Nun gelang es Peter Noever, das Archiv der venezianischen Werkstatt zu erwerben. Modelle und Zeichnungen der 30 Jahre dauernden Zusammenarbeit sind daher jetzt in der Wiener Ausstellung zu sehen.


Manischer Zeichner

„Ich will die Dinge sehen, nur darauf kann ich mich verlassen ... Die Dinge zeigen sich mir bloß, wenn ich zeichne“, meinte Carlo Scarpa einmal zu seiner Entwurfswut. Scarpa verstand sich zwar als Architekt, hatte aber in seinen Anfangsjahren Schwierigkeiten, als solcher anerkannt zu werden. Sein Gesuch um Aufnahme in das Register der Architekten wurde auf Grund mangelnder Berufserfahrung abgelehnt. Seit 1952 arbeitete er als Assistent an der neuen Architekturfakultät der Universität Venedig.


Die menschliche Figur

Scarpa entwarf neben Glasobjekten für Murano auch Möbel. In diesen Entwurfszeichnungen tauchen auch immer Köpfe von Personen - meist seiner Familie - auf. Offenbar nahm Scarpa immer wieder Maß an der menschlichen Figur.

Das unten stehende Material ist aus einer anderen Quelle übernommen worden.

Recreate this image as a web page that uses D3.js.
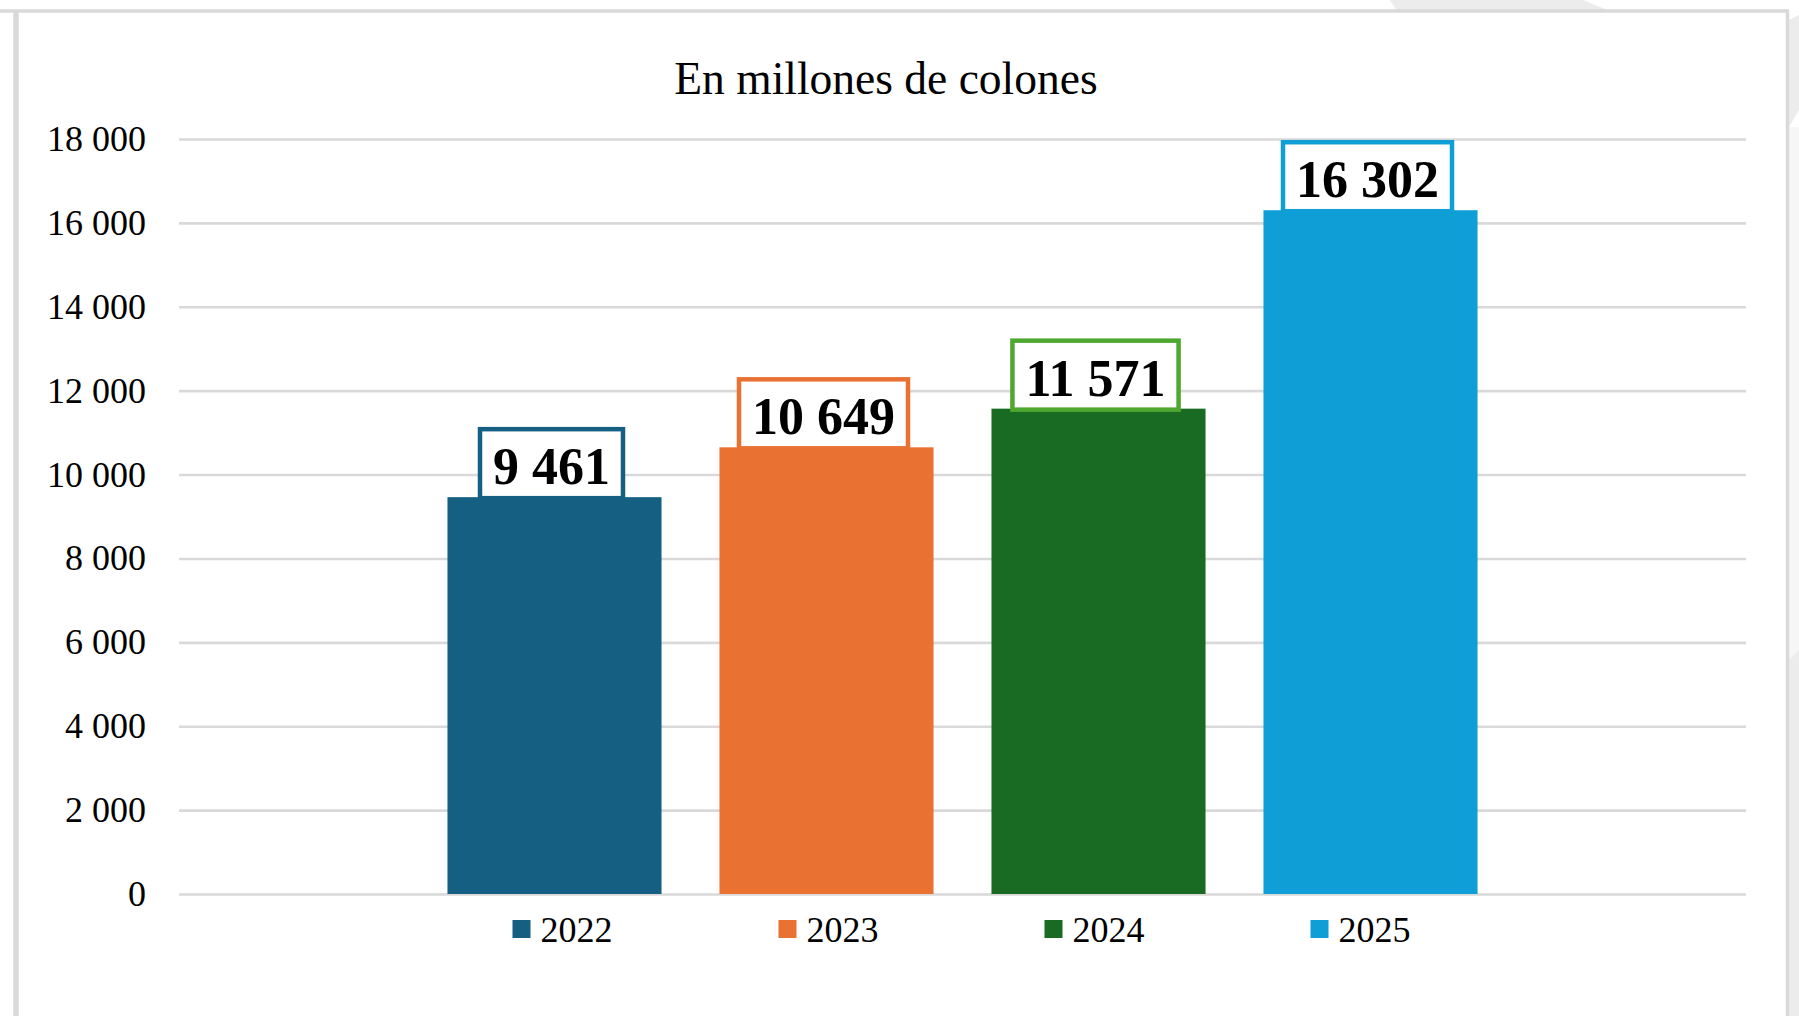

Mit dieser Methode schloss er an Architekturzeichnungen in Italien seit der Renaissance an. Seit dem 15. Jahrhundert wurden diese Paramenter durch die Neuentdeckung des römischen Architekten Marcus Vitruvius Pollio weiter tradiert. Pollio übersetzte Proportionen des menschlichen Körper in Architekturdetails.


Die Moderne

Die Auffassung von Gebäuden als Organismus steht Scarpas Idee von Architektur als lebendiges, offenes System nahe. Gleichzeitig begab sich Scarpa damit in die Fußstapfen der Moderne. Als Beispiele dafür sind die Stützbauweise der Villa Tugendhart oder des Barcelona-Pavillons von Mies van der Rohe zu nennen.

Er studierte eingehend die Bauweise des Amerikaners Frank Lloyd Wright, die seit der Veröffentlichung der Pläne für das Chicagoer Robie-Haus in Europa erst in den 50er Jahren bekannt war. Bei seinem Besuch der Schule Frank Lloyd Wrights in Taliesin/Arizona entdeckte Scarpa, dass seine finalen Lösungen andere waren als jene Wrights. Und dies, obwohl er von ähnlichen Fragestellungen ausgegangen war.


Angewandtes Wissen

Scarpa war wohl einer der letzten und wenigen Architekten, denen ein umfangreiches architektonisches und auch malerisches Wissen zur Verfügung stand.

Die Lichtregie in Andrea Palladios Villen war ihm geläufig und floss in die Gestaltung des Erweiterungsbaus der Gipsoteca Canovia in Possagno 1957 ein. Auch in der Zusammenarbeit mit der Werkstatt Anfodilio war Scarpa immer bereit, von den Handwerkern zu lernen und auf ihre Fähigkeiten der Materialbearbeitung einzugehen.